Indonesia saat ini menjadi pasar barang-barang elektronik. "Pasar dalam negeri Indonesia menjadi salah satu yang terbesar di kawasan, dan pemerintah mendukung penuh penguatan industri melalui kebijakan Tingkat Komponen Dalam Negeri (TKDN)," katanya.
Ia juga menyebutkan, Asia Tenggara, termasuk Indonesia, kini menjadi penopang utama pertumbuhan ekonomi global. Oleh karena itu, menjaga stabilitas industri dan mendorong daya saing menjadi agenda prioritas pemerintah.
Panasonic PHK Bertahap hingga 2029
Raksasa elektronik Jepang, Panasonic, mengambil langkah PHK 10.000 orang di seluruh dunia. Langkah ini dilakukan perusahaan pemasok baterai ke Tesla tersebut untuk meningkatkan profitabilitas.
Pemutusan hubungan kerja, yang mewakili sekitar 4 persen dari tenaga kerja grup yang berjumlah hampir 230.000 orang, akan dilaksanakan terutama pada tahun keuangan saat ini hingga Maret 2029.
Panasonic mengatakan akan meninjau secara menyeluruh efisiensi operasional di setiap perusahaan grup, terutama di departemen penjualan dan tidak langsung.
"Mereka akan mengevaluasi ulang jumlah organisasi dan personel yang benar-benar dibutuhkan", kata sebuah pernyataan dikutip dari CNA, Senin (12/5).
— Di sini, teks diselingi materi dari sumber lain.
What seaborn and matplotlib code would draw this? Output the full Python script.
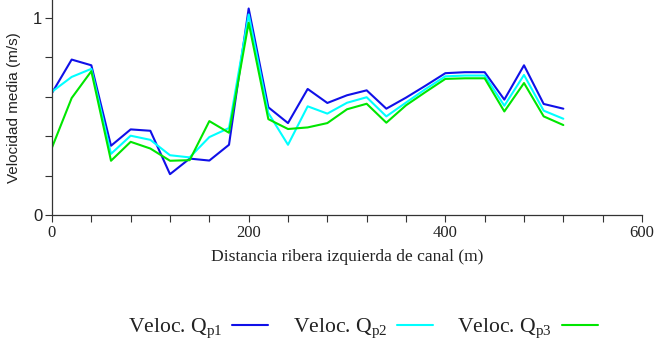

"Pemangkasan akan dilakukan melalui konsolidasi penjualan dan operasi tidak langsung serta lokasi, penghentian bisnis, dan karyawan di Jepang yang mengambil pensiun dini, katanya.
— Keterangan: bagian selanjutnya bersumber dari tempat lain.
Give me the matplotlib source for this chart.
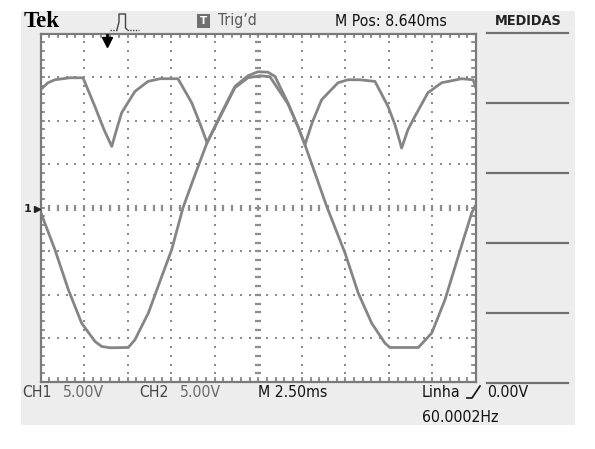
import numpy as np
import matplotlib
matplotlib.use("Agg")
import matplotlib.pyplot as plt
from matplotlib.patches import Rectangle
from matplotlib.lines import Line2D

# ---- data (time in ms, volts) ----
ch1_t = [0.00, 0.83, 1.60, 2.36, 3.13, 3.51, 3.99, 5.04, 5.42, 6.19, 6.96, 7.53,
         8.18, 8.87, 9.56, 10.40, 11.16, 11.91, 12.48, 13.06, 13.46, 14.20, 14.78,
         15.18, 15.81, 16.43, 17.48, 18.24, 19.01, 19.77, 20.06, 21.69, 22.46,
         23.22, 23.98, 24.75, 24.94]
ch1_v = [-0.46, -4.82, -9.41, -13.24, -15.35, -15.92, -16.07, -16.04, -15.15,
         -12.09, -7.89, -4.82, 0.00, 3.79, 7.46, 10.91, 13.92, 15.15, 15.61, 15.56,
         15.07, 12.05, 9.33, 7.23, 3.67, 0.15, -5.20, -9.79, -13.24, -15.53,
         -16.04, -16.04, -14.38, -10.56, -5.59, -0.61, 0.15]

ch2_t = [0.00, 0.43, 0.83, 1.69, 2.44, 3.13, 3.65, 4.09, 4.40, 4.66, 5.42, 6.17,
         6.86, 7.89, 8.68, 9.16, 9.56, 10.40, 11.16, 11.91, 12.60, 13.17, 14.20,
         14.78, 15.18, 15.60, 16.14, 17.08, 17.65, 18.34, 19.20, 19.95, 20.35,
         20.73, 21.09, 21.49, 22.24, 23.03, 24.18, 24.83, 25.00]
ch2_v = [13.55, 14.35, 14.69, 14.92, 14.92, 11.59, 8.95, 7.04, 9.20, 10.91, 13.35,
         14.50, 14.81, 14.81, 12.05, 9.64, 7.46, 10.79, 13.78, 14.92, 15.15, 15.04,
         11.94, 9.30, 7.23, 9.80, 12.40, 14.35, 14.69, 14.69, 14.50, 11.63, 9.53,
         6.85, 8.95, 10.48, 13.20, 14.35, 14.81, 14.69, 13.78]

ms_per_div = 2.5
volts_per_div = 5.0
n_xdiv = 10
n_ydiv = 8

W, H = 595, 449
fig = plt.figure(figsize=(W / 100, H / 100), dpi=100)
fig.patch.set_facecolor("white")


def fx(x):
    return x / W


def fy(y):
    return 1 - y / H


# grey scope panel
fig.patches.append(Rectangle((fx(21), fy(425)), fx(575) - fx(21), fy(11) - fy(425),
                             transform=fig.transFigure, facecolor="#ededed",
                             edgecolor="none", zorder=-5))

ax = fig.add_axes([fx(40.5), fy(382), fx(476) - fx(40.5), fy(33.5) - fy(382)])
ax.set_zorder(1)
ax.set_xlim(0, n_xdiv * ms_per_div)
ax.set_ylim(-n_ydiv / 2 * volts_per_div, n_ydiv / 2 * volts_per_div)
ax.set_facecolor("white")
ax.set_xticks([])
ax.set_yticks([])
for s in ax.spines.values():
    s.set_color("#7a7a7a")
    s.set_linewidth(1.6)

grid_col = "#8c8c8c"
xmax = n_xdiv * ms_per_div
ymax = n_ydiv / 2 * volts_per_div
sub_x = np.arange(0, xmax + 0.01, ms_per_div / 5)
sub_y = np.arange(-ymax, ymax + 0.01, volts_per_div / 5)

# dotted graticule
for k in range(1, n_xdiv):
    if k == n_xdiv // 2:
        continue
    ax.plot(np.full_like(sub_y, k * ms_per_div), sub_y, ls="none", marker="s",
            ms=1.6, color=grid_col, mew=0)
for k in range(1, n_ydiv):
    if k == n_ydiv // 2:
        continue
    yk = -ymax + k * volts_per_div
    ax.plot(sub_x, np.full_like(sub_x, yk), ls="none", marker="s", ms=1.6,
            color=grid_col, mew=0)

# centre cross with small ticks
ax.plot(np.full_like(sub_y, xmax / 2), sub_y, ls="none", marker="_", ms=5,
        color=grid_col, mew=1.6)
ax.plot(sub_x, np.zeros_like(sub_x), ls="none", marker="|", ms=5,
        color=grid_col, mew=1.6)

# ticks on the border
tx = 0.22
ty = 0.45
for x in sub_x:
    ax.plot([x, x], [ymax, ymax - ty], color="#7a7a7a", lw=1.2)
    ax.plot([x, x], [-ymax, -ymax + ty], color="#7a7a7a", lw=1.2)
for y in sub_y:
    ax.plot([0, tx], [y, y], color="#7a7a7a", lw=1.2)
    ax.plot([xmax, xmax - tx], [y, y], color="#7a7a7a", lw=1.2)

# traces
trace_col = "#858585"
ax.plot(ch1_t, ch1_v, color=trace_col, lw=2.0, solid_joinstyle="round")
ax.plot(ch2_t, ch2_v, color=trace_col, lw=2.0, solid_joinstyle="round")

# ---- screen texts ----
cond = dict(family="DejaVu Sans", stretch="condensed")
fs = 11.3
fig.text(fx(24), fy(21.5), "Tek", family="Liberation Serif", weight="bold",
         fontsize=16.5, va="center", ha="left", color="black")

# trigger icon
fig.lines.append(Line2D([fx(110), fx(117)], [fy(29.5), fy(29.5)], ls=(0, (1, 1)),
                        color="#444444", lw=1, transform=fig.transFigure))
fig.lines.append(Line2D([fx(117), fx(119), fx(119), fx(125.5), fx(125.5), fx(127)],
                        [fy(29.5), fy(22), fy(14), fy(14), fy(28), fy(29.5)],
                        color="#444444", lw=1, transform=fig.transFigure))
fig.lines.append(Line2D([fx(127), fx(139)], [fy(29.5), fy(29.5)], ls=(0, (1, 1)),
                        color="#444444", lw=1, transform=fig.transFigure))
# trigger position arrow
fig.lines.append(Line2D([fx(106.5), fx(106.5)], [fy(35), fy(40)], color="black",
                        lw=2, transform=fig.transFigure, zorder=3))
fig.lines.append(Line2D([fx(106.5)], [fy(42)], marker="v", ms=7, color="black",
                        transform=fig.transFigure, zorder=3))

fig.patches.append(Rectangle((fx(197), fy(28)), fx(210) - fx(197), fy(14) - fy(28),
                             transform=fig.transFigure, facecolor="#6f6f6f",
                             edgecolor="none"))
fig.text(fx(203.5), fy(21.5), "T", color="white", weight="bold", fontsize=7.5,
         ha="center", va="center")
fig.text(fx(218), fy(21), "Trig\u2019d", color="#5a5a5a", fontsize=fs,
         ha="left", va="center", **cond)
fig.text(fx(335), fy(21), "M Pos: 8.640ms", color="#111111", fontsize=fs,
         ha="left", va="center", **cond)
fig.text(fx(495), fy(21), "MEDIDAS", color="#222222", fontsize=10.4, weight="bold",
         ha="left", va="center", **cond)

# menu separators
for y in [33, 103, 173, 243, 313, 383]:
    fig.lines.append(Line2D([fx(487), fx(568)], [fy(y), fy(y)], color="#707070",
                            lw=1.6, transform=fig.transFigure))

# channel marker
fig.text(fx(24), fy(209), "1", color="#222222", fontsize=8, weight="bold",
         ha="left", va="center")
fig.lines.append(Line2D([fx(36.5)], [fy(209)], marker=">", ms=5, color="#222222",
                        transform=fig.transFigure, zorder=3))

# bottom status line
fig.text(fx(22), fy(392.5), "CH1", color="#444444", fontsize=fs, ha="left",
         va="center", **cond)
fig.text(fx(63), fy(392.5), "5.00V", color="#6a6a6a", fontsize=fs, ha="left",
         va="center", **cond)
fig.text(fx(139), fy(392.5), "CH2", color="#444444", fontsize=fs, ha="left",
         va="center", **cond)
fig.text(fx(180), fy(392.5), "5.00V", color="#6a6a6a", fontsize=fs, ha="left",
         va="center", **cond)
fig.text(fx(258), fy(392.5), "M 2.50ms", color="#111111", fontsize=fs,
         ha="left", va="center", **cond)
fig.text(fx(422), fy(392.5), "Linha", color="#111111", fontsize=fs, ha="left",
         va="center", **cond)
fig.lines.append(Line2D([fx(467), fx(472), fx(480)], [fy(398), fy(398), fy(386)],
                        color="#111111", lw=1.2, transform=fig.transFigure))
fig.text(fx(487), fy(392.5), "0.00V", color="#111111", fontsize=fs, ha="left",
         va="center", **cond)
fig.text(fx(422), fy(417), "60.0002Hz", color="#111111", fontsize=fs,
         ha="left", va="center", **cond)

fig.savefig("out.png", dpi=100)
Mereka berharap untuk membukukan biaya restrukturisasi sebesar ¥130 miliar yen (US$896,06 juta) tahun bisnis ini sebagai bagian dari perombakan. Restrukturisasi perusahaan tersebut bertujuan untuk mencapai laba atas ekuitas - ukuran profitabilitas - sebesar 10 persen pada tahun fiskal yang berakhir pada Maret 2029.
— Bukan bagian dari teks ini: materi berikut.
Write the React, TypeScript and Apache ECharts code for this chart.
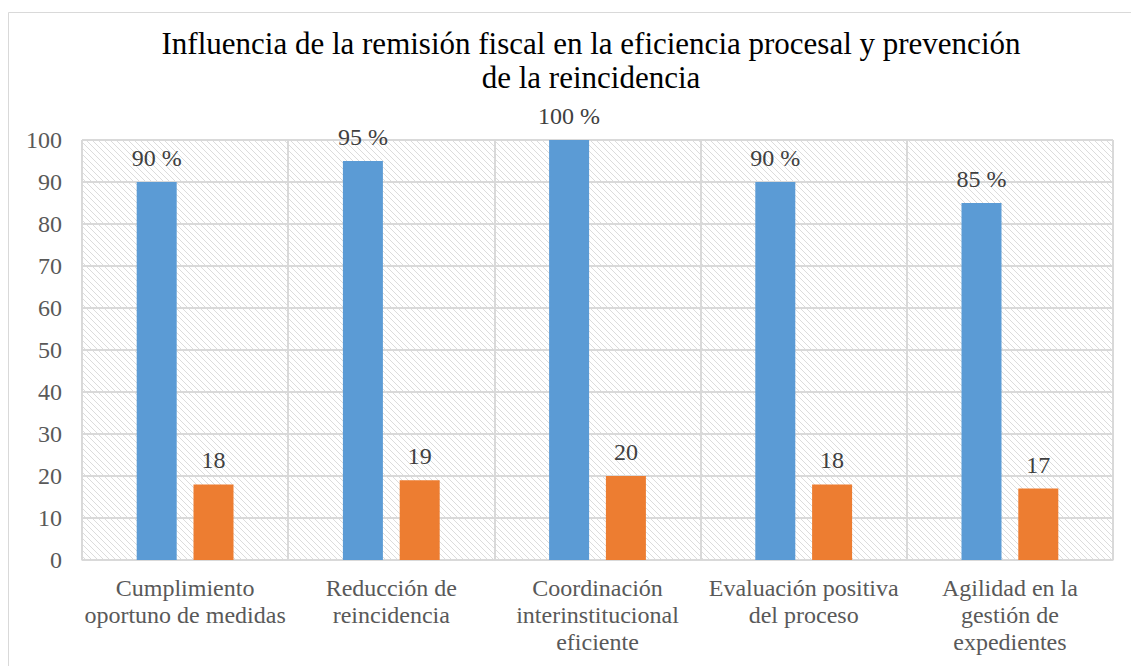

Panasonic juga mengatakan akan menargetkan laba operasi yang disesuaikan secara grup setidaknya ¥600 miliar pada tahun fiskal hingga 31 Maret 2027, sebagian karena perombakan bisnis elektronik konsumennya, penghentian bisnis yang merugi, dan perampingan investasi TI.
Hampir setengah dari biaya restrukturisasi akan dibukukan dalam operasional bisnis, yang mencakup elektronik rumah tangga dan sistem pemanas dan ventilasi. Sementara 40 persen lainnya digunakan untuk biaya lainnya, termasuk perusahaan induknya. Perusahaan tidak berharap untuk membukukan biaya restrukturisasi apa pun dalam bisnis energinya.